Starting to seriously panic as it's getting worse. Hoping someone has the magic elixir. So far:
Headway - prop/azoxy
Clearys - Thiophanate-methyl

Browning getting worse. Checked for insects/grubs was negative.

Watering 1 in per week
Local temps: L55-H70


----------



## MikeConroy (Jun 8, 2020)

Any ideas or is it a goner?


----------



## bernstem (Jan 16, 2018)

Headway and Cleary's should cover most things, but I'm not a TTTF guy so wait for input from one of them.

Can you post some close ups of the damaged turf as it looks now?


----------



## MikeConroy (Jun 8, 2020)

Close ups of current status as requested. Getting worse daily😢


----------



## Lawn Noob (Jul 26, 2020)

Pic above looks black and greasy. Pythium blight?


----------



## g-man (Jun 15, 2017)

Do you have an irrigation audit of your lawn? in those areas, how much water in inches and how frequent are you irrigating?

I dont see a clear sign of fungus, but I do see dead grass. You might need to send a sample to a turf pathology lab for fungus or pest (sod worms, grubs, etc) id.


----------



## 7824 (Oct 23, 2019)

Is it just the pictures or is the perimeter/corners of your lawn much healthier? The area down at the bottom of the triangular section looks healthier. Looks like fungus to me.


----------



## MikeConroy (Jun 8, 2020)

Yes, the 4 corners of the lawn are fine and growing nicely, although the damage is growing outward and it won't be long until the damage spreads.


----------



## g-man (Jun 15, 2017)

g-man said:


> Do you have an irrigation audit of your lawn? in those areas, how much water in inches and how frequent are you irrigating?


----------



## MikeConroy (Jun 8, 2020)

Irrigation was 1 in per week. At the first sign of damage, I went to 3/4 as my research found moisture would make it worse. About 1.5 weeks prior to first signs, we had 4 straight days of downpour with 50-60 deg temps. I found "net blotch" was prone to this environment, but unsure. Local extension thought maybe drought stress or insects from pics I checked both with negative results thus far.


----------



## g-man (Jun 15, 2017)

1in/week is not enough for you area. Closer to 1.5in/week when I checked last week. You will need to do around 0.5in every 3 days.
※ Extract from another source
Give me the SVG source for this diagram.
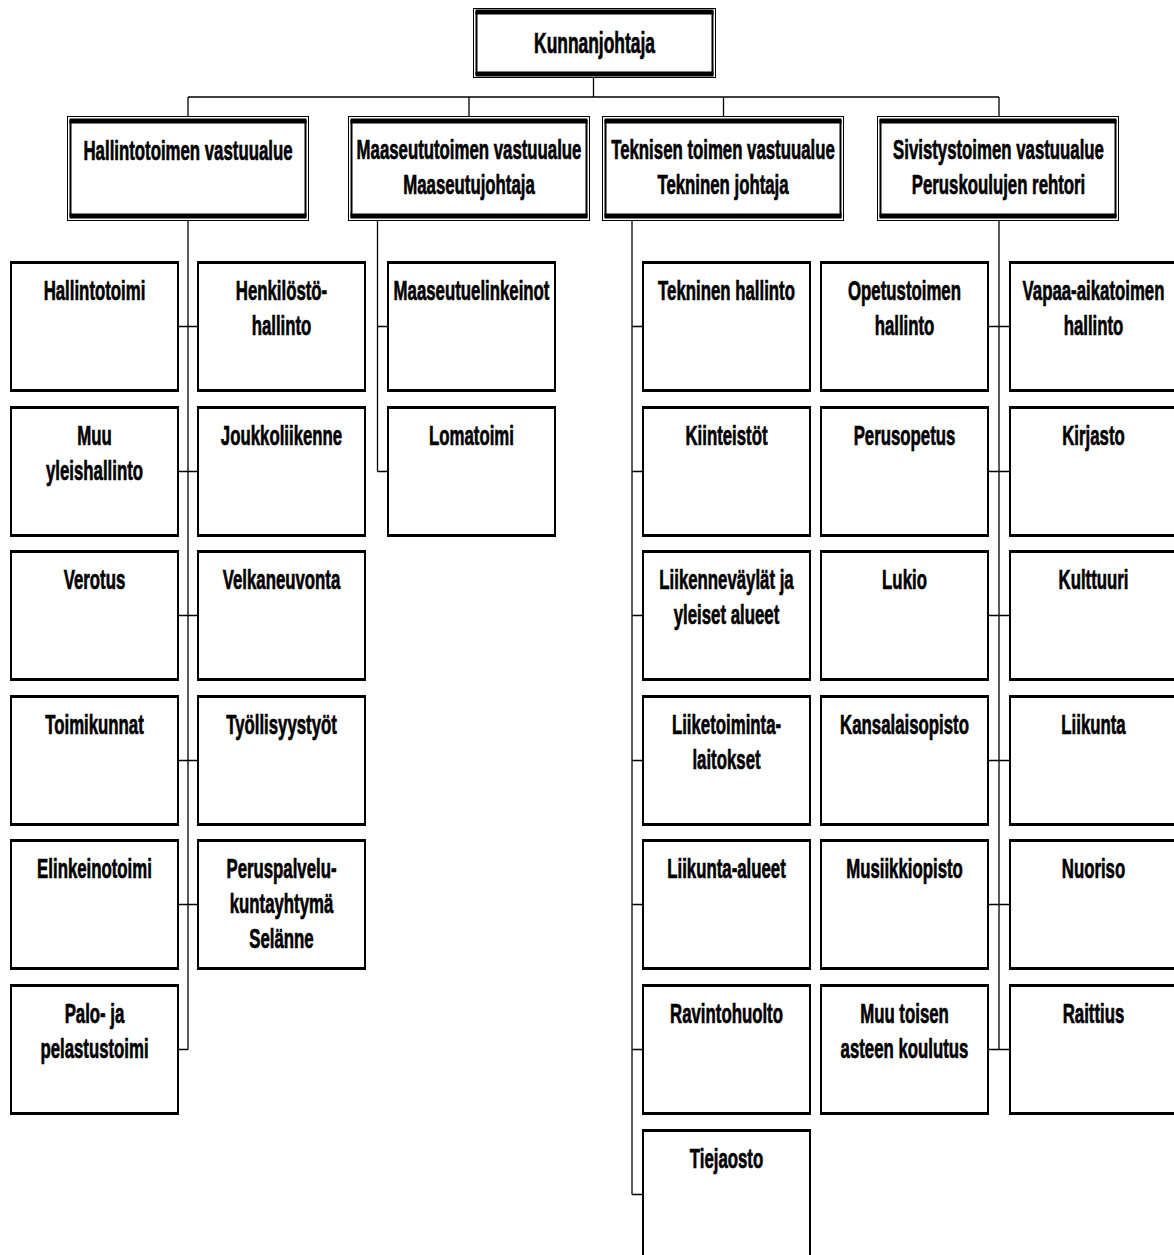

You did not answer around the irrigation audit or frequency. You need to do one to know if the areas are all getting the same amount of water. An irrigation audit involves placing multiple straight wall containers (eg tuna cans) in the lawn and measuring the inches of water after 30min of irrigation.


----------



## MikeConroy (Jun 8, 2020)

Whatever fungus it was, it did extensive damage but does not appear to be spreading anymore. Any chances to reseed after pre-m in March?


----------